The implication for institutional investors in the Indian alternative investment space is direct: the artificial liquidity provided by listed equity markets creates a false sense of security. A concentrated allocation to category II or III AIFs, appropriately sized against overall portfolio liquidity needs, frequently outperforms on a risk-adjusted basis over a full market cycle.

Structural Allocations

Data from the International Forum of Sovereign Wealth Funds (IFSWF) reveals a consistent shift in allocation philosophy over the past decade. The most resilient SWFs now allocate an average of 35–50% of their portfolios to alternative and real assets, compared to the traditional 60/40 equity-bond framework that dominated institutional finance in the 1990s.

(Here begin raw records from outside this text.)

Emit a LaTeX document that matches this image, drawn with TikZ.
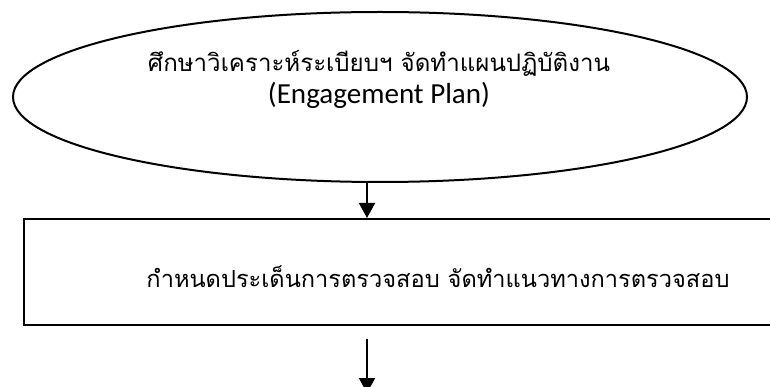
\documentclass[tikz,border=0pt]{standalone}
\usepackage{fontspec}
\setmainfont{Carlito}
\newfontfamily\thaifont[Script=Thai]{Loma}
\usetikzlibrary{positioning,arrows.meta,shapes.geometric}
\definecolor{colortext}{RGB}{ 0, 0, 0}
\definecolor{colorline}{RGB}{ 0, 0, 0}

\begin{document}
\begin{tikzpicture}[
    x=1pt, y=-1pt,
    planshape/.style={draw=colorline,line width=2pt,ellipse,inner sep=0pt,
        minimum width=734pt,minimum height=170pt},
    taskbox/.style={draw=colorline,line width=2pt,rectangle,inner sep=0pt,
        minimum width=828pt,minimum height=106pt},
    thai/.style={text=colortext,font={\thaifont},anchor=base,inner sep=0pt},
    latin/.style={text=colortext,anchor=base,inner sep=0pt},
    flow/.style={draw=colorline,line width=2pt,-{Triangle[length=15pt,width=16pt]}}
]
    \useasboundingbox (0,0) rectangle (770,387);

    % Engagement plan
    \node[planshape] (plan) at (380,97) {};
    \node[thai] (plantitle) at (379,72) {\resizebox{462pt}{!}{ศึกษาวิเคราะห์ระเบียบฯ จัดทำแผนปฏิบัติงาน}};
    \node[latin] (planname) at (379,104) {\resizebox{222pt}{!}{(Engagement Plan)}};

    % Audit issues
    \node[taskbox] (issues) at (438,272) {};
    \node[thai] (issuestext) at (438,287) {\resizebox{583pt}{!}{กำหนดประเด็นการตรวจสอบ จัดทำแนวทางการตรวจสอบ}};

    % Arrows
    \coordinate (axis) at (367,0);
    \coordinate (next) at (367,393);
    \draw[flow] (axis |- plan.south) -- (axis |- issues.north);
    \draw[flow,shorten <=13pt] (axis |- issues.south) -- (next);

\end{tikzpicture}
\end{document}
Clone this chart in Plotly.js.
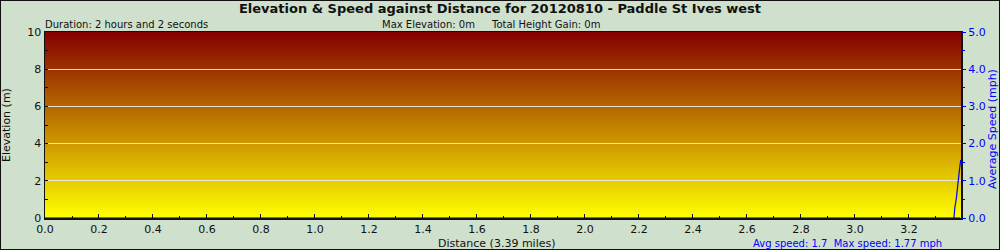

38% Avg. Alternatives Allocation Top 20 SWFs globally
18% Infrastructure Weight Of total AUM at GIC
12% Private Credit Allocation ADIA annual report 2023

Infrastructure debt, in particular, has emerged as the cornerstone of the modern sovereign allocation. It offers inflation-linked cash flows, long duration matching with liability profiles, and structural seniority in the capital stack. For Indian family offices and institutional allocators seeking to replicate sovereign resilience, infrastructure AIFs and Category II debt funds offer the closest domestic equivalent.

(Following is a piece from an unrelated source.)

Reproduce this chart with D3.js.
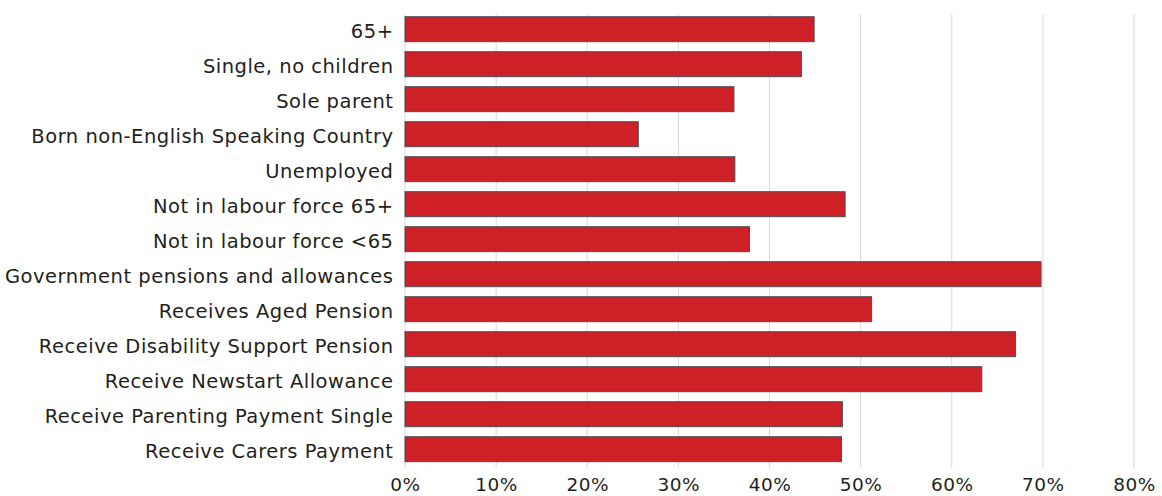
<!DOCTYPE html>
<html><head><meta charset="utf-8">
<script src="https://cdn.jsdelivr.net/npm/d3@7"></script>
<style>
html,body{margin:0;padding:0;background:#fff;}
svg text{font-family:"DejaVu Sans", "Open Sans", sans-serif;fill:#231f20;}
</style></head>
<body><svg id="chart" width="1162" height="496"></svg>
<script>
const categories = ["65+","Single, no children","Sole parent","Born non-English Speaking Country","Unemployed","Not in labour force 65+","Not in labour force <65","Government pensions and allowances","Receives Aged Pension","Receive Disability Support Pension","Receive Newstart Allowance","Receive Parenting Payment Single","Receive Carers Payment"];
const values = [44.9,43.5,36.1,25.6,36.2,48.3,37.8,69.8,51.2,67.0,63.3,48.0,47.9];
const tickValues = [0,10,20,30,40,50,60,70,80];

const svg = d3.select("#chart");
const x = d3.scaleLinear().domain([0,80]).range([405,1134]);
const y = d3.scaleBand().domain(categories).range([11.7,466.7]).paddingInner(0.286).paddingOuter(0.143);

svg.append("g").selectAll("line").data(tickValues).join("line")
  .attr("x1",d=>x(d)).attr("x2",d=>x(d)).attr("y1",14).attr("y2",468)
  .attr("stroke","#d9d9d9").attr("stroke-width",1);

svg.append("g").selectAll("rect").data(values).join("rect")
  .attr("x",x(0)).attr("y",(d,i)=>y(categories[i]))
  .attr("width",d=>x(d)-x(0)).attr("height",y.bandwidth())
  .attr("fill","#cd2027").attr("stroke","#4d4f57").attr("stroke-width",1);

svg.append("g").selectAll("text").data(categories).join("text")
  .attr("x",393.5).attr("y",d=>y(d)+y.bandwidth()/2).attr("dy","0.43em")
  .attr("text-anchor","end").attr("font-size",19.5).style("letter-spacing","0.5px").text(d=>d);

const ax = svg.append("g").attr("transform","translate(0,468)")
  .call(d3.axisBottom(x).tickValues(tickValues).tickFormat(d=>d+"%").tickSize(0).tickPadding(10));
ax.select(".domain").remove();
ax.selectAll("text").attr("font-size",18.5).style("font-family","'DejaVu Sans', sans-serif").style("letter-spacing","0.5px").attr("fill","#231f20");
</script></body></html>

"Resilience is not the absence of volatility — it is the structural capacity to convert volatility into long-term advantage."

Vividh Chaturvedi · Chief Strategist, PlatAlt

The Way Forward

As India's regulatory environment matures and GIFT City IFSC provides an internationally competitive structuring hub, the conditions for replicating sovereign wealth principles at the family office and institutional level have never been more favourable. The SEBI AIF regulatory framework, now a decade old, provides the governance infrastructure necessary for disciplined long-duration capital deployment.

The key prescriptions for institutional allocators are threefold: first, extend time horizons deliberately and structurally by committing a defined sleeve of capital to illiquid strategies with 7–10 year fund lives. Second, pursue genuine diversification across sectors, geographies, and capital structures rather than pseudo-diversification across correlated equity sub-segments. Third, anchor decision-making in a written Investment Policy Statement that codifies the risk budget, liquidity waterfall, and rebalancing triggers.

The architecture of resilience is not built in a single allocation decision. It is constructed over years of disciplined, contrarian deployment of capital into misunderstood or mispriced complexity — exactly the terrain where alternative investments excel and where the sovereign ledger has always been kept.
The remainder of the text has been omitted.